Тут незнакомец бесследно исчез, точно растворился у него на глазах, ещё раз ударил по нервам чуть слышимый безжалостный стук, лицо его угрюмо замкнулось, немигающим взглядом воззрился он на плотно прикрытую, обыкновенную деревянную дверь, точно заклиная её, однако стук повторился настойчивей, громче, так что он хотел крикнуть, что его нет дома, что он куда-то ушёл, провалился, исчез, а за дверью стукнули вновь, и он стиснул заледеневшие пальцы, им овладело сильное раздражение, он шагнул безотчётно вперёд, не представляя, что следует сделать, лишь болезненно, мрачно ощущая, что настала пора всё это решительно оборвать.
Стукнуло три раза подряд и умолкло без звука обратных шагов.
Николай Васильевич испугался, вспоминая, каким непереносимым делался вдруг для себя, когда дозволял себе поддаваться подобному грешному чувству, когда его острое, бьющее слово успевало обидеть назойливых посетителей, близких друзей.
Он разомкнул кулаки и позволил устало:
— Входите.
Невероятно медлительно дрогнуло, двинулось, поползло полотнище двери, открывая глухую дыру окаянного входа.
В смятении он торопливо искал, чем бы поскорее заняться ему, чтобы устыдить незваного гостя, надоумить поскорее уйти восвояси и не допустить бесстыдных вопросов о том, в каком состоянии его будто бы не прерывавшийся труд, однако не поспел отыскать ничего и только с досадой сказал про себя: «Эге, попался ж ты, брат...»
В самом деле, на большом овальном столе высилась аккуратная горка закрытых, прибранных книг, конторка почти целый месяц торчала пустой, точно голой, ни клочка белой бумаги не виднелось нигде.
Он ощутил свою неприкаянность.

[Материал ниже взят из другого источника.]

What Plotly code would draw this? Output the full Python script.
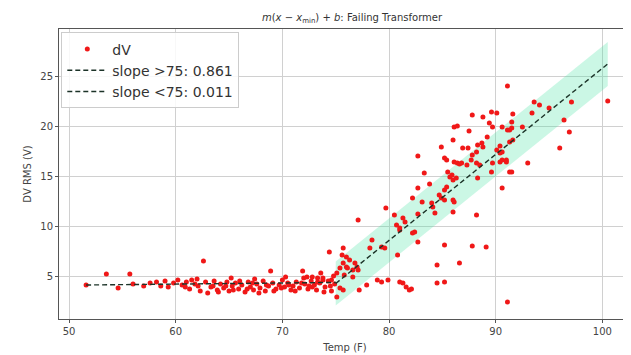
import plotly.graph_objects as go

# ---- data ----
temp = [
    51.6, 53.5, 54.6, 55.7, 56.0, 57.0, 57.6, 58.2, 58.6, 59.0, 59.3, 59.8,
    60.2, 60.6, 60.9, 61.0, 61.3, 61.5, 61.8, 62.0, 62.1, 62.3, 62.6, 62.8,
    63.0, 63.3, 63.5, 63.6, 63.9, 64.0, 64.2, 64.5, 64.7, 64.8, 65.0, 65.2,
    65.3, 65.4, 65.6, 65.9, 66.0, 66.2, 66.5, 66.7, 66.8, 67.0, 67.2, 67.3,
    67.4, 67.6, 67.8, 67.9, 68.2, 68.4, 68.5, 68.7, 68.9, 69.1, 69.2, 69.4,
    69.7, 69.9, 70.0, 70.2, 70.3, 70.5, 70.6, 70.8, 71.0, 71.2, 71.3, 71.6,
    71.8, 71.9, 72.0, 72.1, 72.3, 72.4, 72.5, 72.7, 72.8, 72.8, 73.0, 73.2,
    73.3, 73.3, 73.5, 73.6, 73.8, 73.8, 73.9, 74.0, 74.3, 74.4, 74.5, 74.6,
    74.6, 74.8, 74.9,
    # transition region
    75.1, 75.1, 75.4, 75.4, 75.6, 75.7, 75.7, 75.7, 75.8, 76.0, 76.0, 76.1,
    76.3, 76.6, 76.6, 76.8, 77.0, 77.1, 77.1, 77.2, 77.9, 78.2, 78.4, 78.9,
    79.3, 79.3, 79.6, 79.7, 79.9, 80.5, 80.7, 80.8, 81.0, 81.0, 81.0, 81.3,
    81.3, 81.5, 81.6, 81.9, 82.1, 82.2, 82.2, 82.4, 82.7, 82.7, 82.7, 82.7,
    # rising region
    83.1, 83.3, 83.8, 84.0, 84.1, 84.3, 84.5, 84.5, 84.7, 84.9, 84.9, 85.2,
    85.2, 85.2, 85.2, 85.2, 85.4, 85.4, 85.5, 85.7, 85.9, 86.0, 86.0, 86.0,
    86.0, 86.1, 86.1, 86.1, 86.3, 86.4, 86.4, 86.6, 86.6, 86.8, 86.9, 87.3,
    87.4, 87.5, 87.7, 87.8, 87.8, 87.8, 88.2, 88.2, 88.2, 88.3, 88.3, 88.5,
    88.7, 88.8, 88.8, 89.1, 89.2, 89.4, 89.6, 89.6, 89.7, 89.7, 90.1, 90.1,
    90.4, 90.4, 90.4, 90.6, 90.6, 90.6, 90.6, 91.0, 91.0, 91.1, 91.1, 91.1,
    91.3, 91.3, 91.3, 91.5, 91.5, 91.5, 91.6, 91.6, 92.5, 93.0, 93.4, 93.6,
    94.1, 95.0, 96.0, 96.4, 96.9, 97.1, 100.5,
]
dv = [
    4.1, 5.2, 3.8, 5.2, 4.2, 4.0, 4.3, 4.4, 4.0, 4.5, 3.9, 4.3,
    4.6, 4.1, 3.9, 4.4, 3.7, 4.6, 4.2, 4.7, 4.0, 3.5, 6.5, 4.4,
    3.3, 3.9, 4.0, 4.5, 3.6, 3.4, 4.2, 3.8, 4.0, 4.4, 3.5, 4.8,
    4.0, 3.6, 4.3, 3.7, 4.5, 4.1, 3.4, 3.7, 4.4, 3.9, 4.3, 3.6,
    4.7, 4.2, 3.3, 3.8, 4.5, 3.5, 4.1, 4.0, 5.5, 4.3, 3.5, 3.7,
    4.1, 3.8, 4.6, 3.9, 4.9, 4.3, 4.1, 3.6, 4.0, 3.5, 4.4, 3.8,
    4.3, 5.5, 4.8, 4.2, 4.9, 3.7, 4.0, 4.5, 4.9, 3.9, 4.1, 3.6,
    4.8, 4.4, 4.3, 5.3, 4.6, 4.8, 3.4, 3.9, 4.5, 7.4, 4.0, 3.5,
    4.6, 5.0, 4.2,
    5.3, 2.9, 5.8, 3.8, 7.1, 7.8, 6.3, 3.6, 5.1, 6.9, 5.9, 5.8,
    6.6, 5.6, 4.9, 6.3, 5.9, 10.6, 5.6, 3.6, 4.1, 7.8, 8.6, 4.6,
    7.9, 4.4, 7.8, 11.8, 4.6, 11.1, 10.1, 7.1, 9.6, 9.8, 4.4, 10.8,
    4.3, 10.4, 3.9, 3.6, 3.7, 12.8, 9.3, 9.4, 8.4, 13.8, 17.0, 11.2,
    12.4, 15.3, 14.2, 12.3, 11.9, 11.3, 6.1, 4.3, 13.1, 17.9, 12.8, 13.6,
    12.6, 8.1, 4.4, 16.8, 16.6, 13.9, 15.4, 14.9, 15.1, 18.6, 14.6, 12.6,
    11.4, 16.4, 12.4, 19.9, 14.8, 16.3, 20.0, 6.3, 16.2, 16.3, 17.8, 16.1,
    17.8, 19.5, 16.6, 21.1, 17.1, 8.0, 17.4, 16.3, 11.1, 18.1, 14.8, 16.1,
    18.3, 17.9, 20.9, 7.9, 18.9, 20.3, 21.4, 15.4, 19.9, 16.3, 21.3, 17.6,
    17.3, 16.4, 18.0, 19.9, 17.4, 16.6, 13.8, 16.6, 16.4, 24.0, 19.6, 2.4,
    19.6, 15.4, 18.4, 20.4, 19.8, 15.4, 21.2, 18.6, 19.9, 16.3, 21.3, 22.4,
    22.1, 21.8, 17.8, 20.6, 19.4, 22.4, 22.5,
]

# fitted pieces
hi_slope, hi_start, hi_intercept = 0.861, 75.0, 4.25
lo_slope, lo_start, lo_intercept = 0.011, 51.6, 4.1
band_half_width = 2.2
hi_x = [75.0, 100.5]
lo_x = [51.6, 75.0]

hi_y = [hi_slope * (x - hi_start) + hi_intercept for x in hi_x]
lo_y = [lo_slope * (x - lo_start) + lo_intercept for x in lo_x]
band_top = [v + band_half_width for v in hi_y]
band_bot = [v - band_half_width for v in hi_y]

fig = go.Figure()

# confidence band
fig.add_trace(go.Scatter(x=hi_x, y=band_bot, mode="lines", line=dict(width=0),
                         showlegend=False, hoverinfo="skip"))
fig.add_trace(go.Scatter(x=hi_x, y=band_top, mode="lines", line=dict(width=0),
                         fill="tonexty", fillcolor="rgba(70,225,160,0.28)",
                         showlegend=False, hoverinfo="skip"))

fig.add_trace(go.Scatter(x=temp, y=dv, mode="markers", name="dV",
                         marker=dict(color="#f01818", size=5,
                                     line=dict(width=0))))
fig.add_trace(go.Scatter(x=hi_x, y=hi_y, mode="lines", name="slope >75: 0.861",
                         line=dict(color="#1c3328", width=1.4, dash="5px,3px")))
fig.add_trace(go.Scatter(x=lo_x, y=lo_y, mode="lines", name="slope <75: 0.011",
                         line=dict(color="#1c3328", width=1.4, dash="5px,3px")))

axis_common = dict(
    showgrid=True, gridcolor="#d0d0d0", gridwidth=1,
    showline=True, linecolor="#555555", linewidth=1,
    ticks="outside", ticklen=3, tickcolor="#555555",
    tickfont=dict(family="DejaVu Sans", size=10, color="#444444"),
    zeroline=False,
)

# the page body has an 8px margin, so the figure is placed 8px right/down
fig.update_layout(
    width=623, height=347,
    margin=dict(l=51, r=0, t=21, b=36, autoexpand=False),
    paper_bgcolor="white", plot_bgcolor="white",
    title=dict(
        text="<i>m</i>(<i>x</i> − <i>x</i><sub>min</sub>) + <i>b</i>: Failing Transformer",
        x=(352 - 8) / 623, xanchor="center", xref="container",
        y=1 - 9 / 347, yanchor="middle", yref="container",
        font=dict(family="DejaVu Sans", size=10, color="#333333"),
    ),
    xaxis=dict(range=[49.06, 102.68], tickvals=[50, 60, 70, 80, 90, 100],
               mirror=True,
               title=dict(text="Temp (F)", standoff=7,
                          font=dict(family="DejaVu Sans", size=10, color="#444444")),
               **axis_common),
    yaxis=dict(range=[0.7, 29.7], tickvals=[5, 10, 15, 20, 25],
               mirror=False,
               title=dict(text="DV RMS (V)", standoff=6,
                          font=dict(family="DejaVu Sans", size=10, color="#444444")),
               **axis_common),
    legend=dict(x=0.004, y=0.988, xanchor="left", yanchor="top",
                traceorder="normal",
                bgcolor="rgba(255,255,255,0.85)", bordercolor="#cccccc",
                borderwidth=1, font=dict(family="DejaVu Sans", size=14, color="#333333"),
                tracegroupgap=0, itemwidth=40),
    showlegend=True,
)

fig.write_html("out.html")
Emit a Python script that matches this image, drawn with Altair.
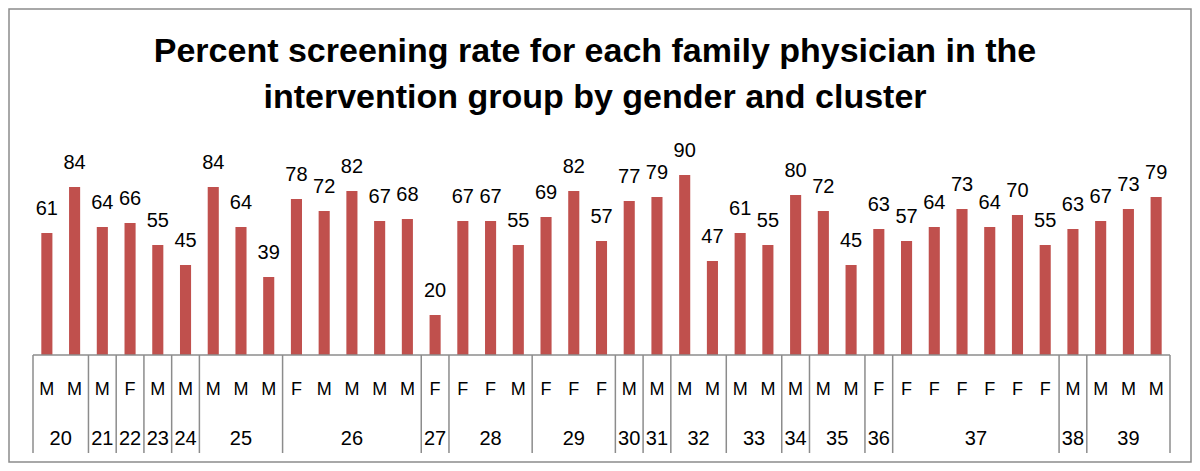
import altair as alt
import pandas as pd

values = [61, 84, 64, 66, 55, 45, 84, 64, 39, 78, 72, 82, 67, 68, 20, 67, 67, 55,
          69, 82, 57, 77, 79, 90, 47, 61, 55, 80, 72, 45, 63, 57, 64, 73, 64, 70,
          55, 63, 67, 73, 79]
genders = ["M", "M", "M", "F", "M", "M", "M", "M", "M", "F", "M", "M", "M", "M",
           "F", "F", "F", "M", "F", "F", "F", "M", "M", "M", "M", "M", "M", "M",
           "M", "M", "F", "F", "F", "F", "F", "F", "F", "M", "M", "M", "M"]
clusters = ["20", "20", "21", "22", "23", "24", "25", "25", "25",
            "26", "26", "26", "26", "26", "27", "28", "28", "28",
            "29", "29", "29", "30", "31", "32", "32", "33", "33", "34",
            "35", "35", "36", "37", "37", "37", "37", "37", "37", "38",
            "39", "39", "39"]
title_lines = ["Percent screening rate for each family physician in the",
               "intervention group by gender and cluster"]

FONT = "Liberation Sans"
BAR = "#C0504D"
GRID = "#8C8C8C"
W, H = 1137, 200

df = pd.DataFrame({"i": list(range(len(values))), "value": values,
                   "gender": genders, "cluster": clusters})
g = df.groupby("cluster", sort=False)["i"].agg(["min", "max"]).reset_index()
g["start"] = g["min"]
g["end"] = g["max"] + 1
g["center"] = (g["start"] + g["end"]) / 2
bounds = pd.DataFrame({"pos": sorted(set(g["start"]).union(set(g["end"])))})
one = pd.DataFrame({"a": [0]})
tdf = pd.DataFrame({"t": [title_lines]})

xb = alt.X("i:O", axis=None, scale=alt.Scale(paddingInner=0.6, paddingOuter=0.3))
yv = alt.Y("value:Q", axis=None, scale=alt.Scale(domain=[0, 100]))
xq = alt.Scale(domain=[0, len(values)], nice=False, zero=False)

base = alt.Chart(df)
bars = base.mark_bar(color=BAR).encode(x=xb, y=yv)
vlabels = base.mark_text(font=FONT, fontSize=20, baseline="alphabetic", dy=-18,
                         color="black").encode(x=xb, y=yv, text="value:Q")
glabels = base.mark_text(font=FONT, fontSize=18, baseline="alphabetic",
                         color="black").encode(x=xb, y=alt.value(240), text="gender:N")

seps = alt.Chart(bounds).mark_rule(color=GRID, strokeWidth=1.5).encode(
    x=alt.X("pos:Q", axis=None, scale=xq), y=alt.value(200), y2=alt.value(298))
clabels = alt.Chart(g).mark_text(font=FONT, fontSize=20, baseline="alphabetic",
                                 color="black").encode(
    x=alt.X("center:Q", axis=None, scale=xq), y=alt.value(290), text="cluster:N")
axisline = alt.Chart(one).mark_rule(color=GRID, strokeWidth=1.5).encode(
    x=alt.value(0), x2=alt.value(W), y=alt.value(200))
border = alt.Chart(one).mark_rect(fill="transparent", stroke=GRID, strokeWidth=1.5).encode(
    x=alt.value(-24), x2=alt.value(1158), y=alt.value(-146), y2=alt.value(307))
title = alt.Chart(tdf).mark_text(font=FONT, fontSize=34, fontWeight="bold",
                                 color="black", align="center", baseline="alphabetic",
                                 lineHeight=46).encode(
    x=alt.value(562), y=alt.value(-93), text="t")

chart = alt.layer(border, title, bars, vlabels, glabels, axisline, seps, clabels).resolve_scale(
    x="independent"
).properties(
    width=W, height=H,
    padding={"left": 25, "top": 147, "right": 22, "bottom": 108},
    autosize="none",
).configure_view(stroke=None)

chart.save("out.html", embed_options={"renderer": "svg", "actions": False})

Потемневшие глаза молили о пощаде, о милости, о прощенье за то, что никого не хотел видеть. Ладонь зажимала кривившийся рот.
Хозяин дома, граф Александр Петрович Толстой, осторожно явился в раскрытых дверях, увидел своего постояльца, задержался на миг, точно всё ещё не решался войти, и вошёл неуклюже, неловко, левым боком вперёд, спрятав глаза, со смиренным и ясным лицом.
После вчерашнего происшествия Николай Васильевич страшился возненавидеть этого нерешительного человека, умевшего отстранить всякое трудное дело, и потому ему стало противно на миг это искреннее смирение, эта всегдашняя неуклюжесть походки, частая припрятанность глаз. Он не хотел, он был не в состоянии видеть, медленно краснел оттого, что все эти чувства были грехом, и только твердил про себя: «Ничего ж, ничего...»
И действительно, это было волшебное слово: он уже изучил себя достаточно хорошо и тотчас воспротивился этому недоброму чувству вражды, поспешно, угрюмо выспрашивая себя, точно ли граф, его слабый друг, так ужасно виноват перед ним, точно ли раздражение против него имеет под собой вполне законную почву и не потому ли в душе всколыхнулось недоброе чувство, что он сам же кругом виноват.
Подобного рода проверку, при первом же и малейшем недовольстве собой, он устраивал постоянно, с наивозможным пристрастием к себе, даже если недовольство было вызвано всего-навсего мухой, жарким летом залетевшей в окно, досаждавшей назойливо жужжанием над самым кончиком носа, и при этой проверке подкарауливал не раз, что недовольство нередко рождалось от нервов да ещё от одного из наших злейших пороков — от самолюбия или гордыни, которые, как известно, только и делают, что стремятся всяким путём просунуться в задремавшую душу.